Watch the oil spill. Don't watch what this gaggle of imbecilic marxists are doing in your White House.
YES!!!! NASA’s next launch vehicle witll be a flying carpet!!! Aladdin 1.
...and Charles Bolden said we can’t get back to the Moon now without help.
Neither the marxists nor the jihadis have any sense of humor and will not be amused by this post.
Can we send all the muslims to outer space????
All of them ?
How does one face east to pray when one is orbiting at 17,500 mph?
Leave it to this nation to screw up even NASA.
If conservatives don’t take back Congress in November, I don’t know how I’m going to survive here till 2012.
Need
Another
Seven
Astronauts
If you thought 20,000 gallons of jet fuel on girder steel was impressive, you hanvn’t seen nothin yet.
Can we nominate Obama as the first Martian Ambassador (or is that the first Ambassador to Mars)?
Nice!
"...a shrieking camel flying through the sky." What a hoot!
(The author of the article had better sign up for the Witness Protection plan quick...he/she is probably Public Enemy Number One on the mooslim's hit list now.)
There is great opportunity for sarcasm here. Random thoughts.
Celebrating arrival in space by going outside and firing their AK-47.
Mullahs in space vs. Muppet Pigs in space.
A fatwa prohibiting women from going to space. Or requiring them to wear a pressurized burqa, as spacesuits are “too revealing”. The big, black ball over there is one of the wives.

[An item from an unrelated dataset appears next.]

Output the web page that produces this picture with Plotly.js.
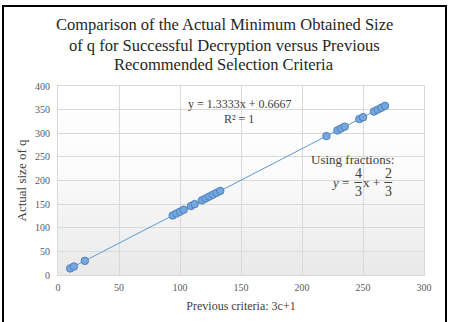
<!DOCTYPE html>
<html>
<head>
<meta charset="utf-8">
<script src="https://cdn.plot.ly/plotly-3.0.1.min.js"></script>
<style>
  html, body { margin: 0; padding: 0; background: #ffffff; }
  #wrap { position: relative; width: 449px; height: 322px; overflow: hidden; }
  #chart { position: absolute; left: 0; top: 0; width: 449px; height: 322px; }
  #frame { position: absolute; left: 2px; top: 5px; width: 441px; height: 330px;
           border-left: 2px solid #000; border-top: 2px solid #000; border-right: 2px solid #000;
           pointer-events: none; }
</style>
</head>
<body>
<div id="wrap">
  <div id="chart"></div>
  <div id="frame"></div>
</div>
<script>
// Previous criteria (3c+1) values and actual minimum size of q
const prevCriteria = [10, 13, 22,
  94, 97, 100, 103, 109, 112, 118, 121, 124, 127, 130, 133,
  220, 229, 232, 235, 247, 250, 259, 262, 265, 268];
const actualQ = [14, 18, 30,
  126, 130, 134, 138, 146, 150, 158, 162, 166, 170, 174, 178,
  294, 306, 310, 314, 330, 334, 346, 350, 354, 358];

const titleLines = ["Comparison of the Actual Minimum Obtained Size",
  "of q for Successful Decryption versus Previous",
  "Recommended Selection Criteria"];
const xTitle = "Previous criteria: 3c+1";
const yTitle = "Actual size of q";
const trendText = "y = 1.3333x + 0.6667";
const r2Text = "R² = 1";

const serif = "Liberation Serif, Times New Roman, serif";
const textCol = "#404040";

const trace = {
  x: prevCriteria, y: actualQ, type: "scatter", mode: "lines+markers",
  line: { color: "#5b9bd5", width: 1 },
  marker: { size: 7.5, color: "#74a7dd", line: { color: "#4f81bd", width: 1 } },
  hoverinfo: "skip"
};

const gradSvg = "data:image/svg+xml;utf8," + encodeURIComponent(
  '<svg xmlns="http://www.w3.org/2000/svg" width="10" height="100" preserveAspectRatio="none">' +
  '<defs><linearGradient id="g" x1="0" y1="0" x2="0" y2="1">' +
  '<stop offset="0" stop-color="#ffffff"/><stop offset="0.45" stop-color="#fbfbfb"/><stop offset="1" stop-color="#e9e9e9"/>' +
  '</linearGradient></defs><rect width="10" height="100" fill="url(#g)"/></svg>');

const annFont = { family: serif, size: 12, color: textCol };
const fracFont = { family: serif, size: 13, color: textCol };
const titleFont = { family: serif, size: 16.5, color: "#262626" };

const titleY = [1.3228, 1.2169, 1.1164];
const titleAnns = titleLines.map((t, i) => ({
  xref: "paper", yref: "paper", x: 0.4536, y: titleY[i], xanchor: "center", yanchor: "middle",
  text: t, showarrow: false, font: titleFont
}));

const layout = {
  width: 449, height: 322,
  margin: { l: 58, r: 25, t: 86, b: 47 },
  paper_bgcolor: "rgba(0,0,0,0)",
  plot_bgcolor: "rgba(0,0,0,0)",
  showlegend: false,
  xaxis: {
    range: [0, 300], dtick: 50, tick0: 0,
    showgrid: true, gridcolor: "#d9d9d9", gridwidth: 1,
    zeroline: false, showline: true, linecolor: "#d9d9d9", mirror: true,
    ticks: "", ticklen: 0, ticklabelstandoff: 3,
    tickfont: { family: serif, size: 10, color: "#595959" },
    title: { text: xTitle, font: { family: serif, size: 12, color: textCol }, standoff: 9 }
  },
  yaxis: {
    range: [0, 400], dtick: 50, tick0: 0,
    showgrid: true, gridcolor: "#d9d9d9", gridwidth: 1,
    zeroline: false, showline: true, linecolor: "#d9d9d9", mirror: true,
    ticks: "", ticklen: 0, ticklabelstandoff: 5,
    tickfont: { family: serif, size: 10, color: "#595959" },
    title: { text: yTitle, font: { family: serif, size: 13, color: textCol }, standoff: 5 }
  },
  images: [{
    source: gradSvg, xref: "paper", yref: "paper", x: 0, y: 1, sizex: 1, sizey: 1,
    sizing: "stretch", xanchor: "left", yanchor: "top", layer: "below"
  }],
  annotations: titleAnns.concat([
    { xref: "x", yref: "y", x: 148.8, y: 362, text: trendText, showarrow: false, font: annFont },
    { xref: "x", yref: "y", x: 148, y: 330, text: r2Text, showarrow: false, font: annFont },
    { xref: "x", yref: "y", x: 241.4, y: 245, text: "Using fractions:", showarrow: false, font: fracFont },
    { xref: "x", yref: "y", x: 231.2, y: 196.5, text: "<i>y</i> =", showarrow: false, font: fracFont },
    { xref: "x", yref: "y", x: 246, y: 196, text: "4<br>3", showarrow: false, font: { family: serif, size: 14, color: textCol } },
    { xref: "x", yref: "y", x: 257, y: 196.5, text: "x +", showarrow: false, font: fracFont },
    { xref: "x", yref: "y", x: 270.6, y: 196, text: "2<br>3", showarrow: false, font: { family: serif, size: 14, color: textCol } }
  ]),
  shapes: [
    { type: "line", xref: "x", yref: "y", x0: 242.9, x1: 249.2, y0: 195.8, y1: 195.8, line: { color: textCol, width: 1 } },
    { type: "line", xref: "x", yref: "y", x0: 267.4, x1: 273.9, y0: 195.8, y1: 195.8, line: { color: textCol, width: 1 } }
  ]
};

Plotly.newPlot("chart", [trace], layout, { staticPlot: true, displayModeBar: false });
</script>
</body>
</html>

Putting locks on airlocks because every time the Muslims fly over Israel they want to open the door and throw things at it. Or suicide jump with arms full of high explosives.
The camel spacesuit.
What happens to a heavy beard with a spark in an oxygen environment. Foomph!
Magnetic head belts, so that when praying to Mecca by banging their head against a bulkhead, their head will stick, so they won’t bounce away.
Wanting to land the Space Shuttle in the Sears Tower in Chicago.